D shall include no concept of a “relation” whose tuples are distinguishable by ordinal position. Instead, for
every relation r expressible in D, the tuples of r shall be distinguishable by value.

A relational ordering operator means the definition of a less function. As per RM Pro 2 brief discussion in DTTRM, the operator is not relational, it is a generic operator with two tuple arguments of the same type and returning a Boolean result. There is no concept of 'distinguished by ordinal position', but it would enable some useful queries, such as first, last, skip, take, lead, lag and rank.

I find the idea mooted in DTATRM and found in TD of having a separate ARRAY type absolutely pointless and unnecessary; the ordering operator solution is simple and self-evident. Without this, SQL does the job better.

Andl - A New Database Language - andl.org
Quote from dandl on May 17, 2020, 2:16 am

RM Pro 2 says:

D shall include no concept of a “relation” whose tuples are distinguishable by ordinal position. Instead, for
every relation r expressible in D, the tuples of r shall be distinguishable by value.

A relational ordering operator means the definition of a less function.

There are relational comparison operators in Tutorial D: a relation is a set, so the comparison is subset-of. Do you want to call that less?

As per RM Pro 2 brief discussion in DTTRM, the operator is not relational, it is a generic operator with two tuple arguments of the same type and returning a Boolean result. There is no concept of 'distinguished by ordinal position', but it would enable some useful queries, such as first, last, skip, take, lead, lag and rank.

A tuple is a set; so I suppose there could be a subset-of comparison between tuples. I don't see that's useful, because it would need the tuples to have different Headings. And it seems that's not what you mean. Then take these two tuples with the same Heading:

  • TUP{P# P2, S# S1, QTY 50}
  • TUP{S# S4, P# P3, QTY 50}

Which way do you want to rank/order them? Why? They have the same Heading as relvar SP, whose key is {P#, S#}{S#, P#}. Keys are sets not sequences; what reason would there be to order by S# within P# or vice versa?

I find the idea mooted in DTATRM and found in TD of having a separate ARRAY type absolutely pointless and unnecessary; the ordering operator solution is simple and self-evident. Without this, SQL does the job better.

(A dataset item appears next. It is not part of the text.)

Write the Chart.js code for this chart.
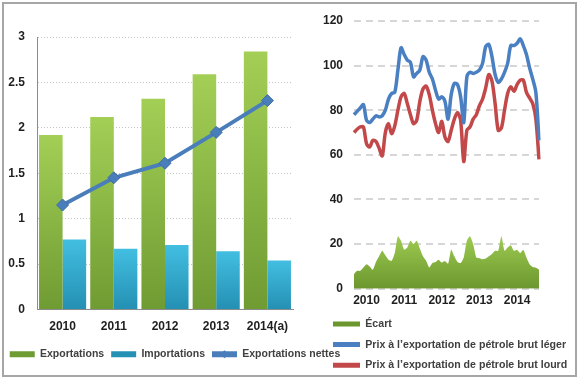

Not at all evident to me. For SQL ORDER BY you specify a sort-ordering of column names. ORDER BY S#, P# gives a different result/different ranking vs ORDER BY P#, S#. So that's not distinguishing rows by ordinal position; nor columns by ordinal position; it's ad-hoc ordering in the SELECT statement. IIRC Tutorial D has some equivalent. I seldom used it in SQL in recent decades -- ever since Indexed-sequential file organisation died out. It's handy in alphabetical search by name, I suppose.

TTM requires support for quota queries, so it must require some ability to order/rank results.

Addit: Ah, Tutorial D's "equivalent" is probably me half-remembering LOAD ... ORDER( ); I think Rel has a PRINT ... ORDER( ); and I think there's been previous discussion on the forum. The 'result' from PRINT is not a value that can be manipulated, it can only be ... printed. It's not a relation (because it's ordered), so what would it mean to JOIN to it or EXTEND/Project/etc? Note that SQL ORDER BY can only appear at the outermost SELECT, not sub-SELECTs.

There are occasional questions on StackOverflow about how to extend a table with a ranking ordinal. They all seem to stem from textbooks that haven't been revised for 30 years. Hmm I suppose bank/account statements still like to show running balances.

Quote from AntC on May 17, 2020, 5:57 am
Quote from dandl on May 17, 2020, 2:16 am

RM Pro 2 says:

D shall include no concept of a “relation” whose tuples are distinguishable by ordinal position. Instead, for
every relation r expressible in D, the tuples of r shall be distinguishable by value.

A relational ordering operator means the definition of a less function.

There are relational comparison operators in Tutorial D: a relation is a set, so the comparison is subset-of. Do you want to call that less?

No, less is an ordering operator, to be supplied by the programmer. For example, for the purpose of ranking the S relation by CITY the operator might define that a tuple is less if the CITY name is shorter. Then the ranking will be by length of city name.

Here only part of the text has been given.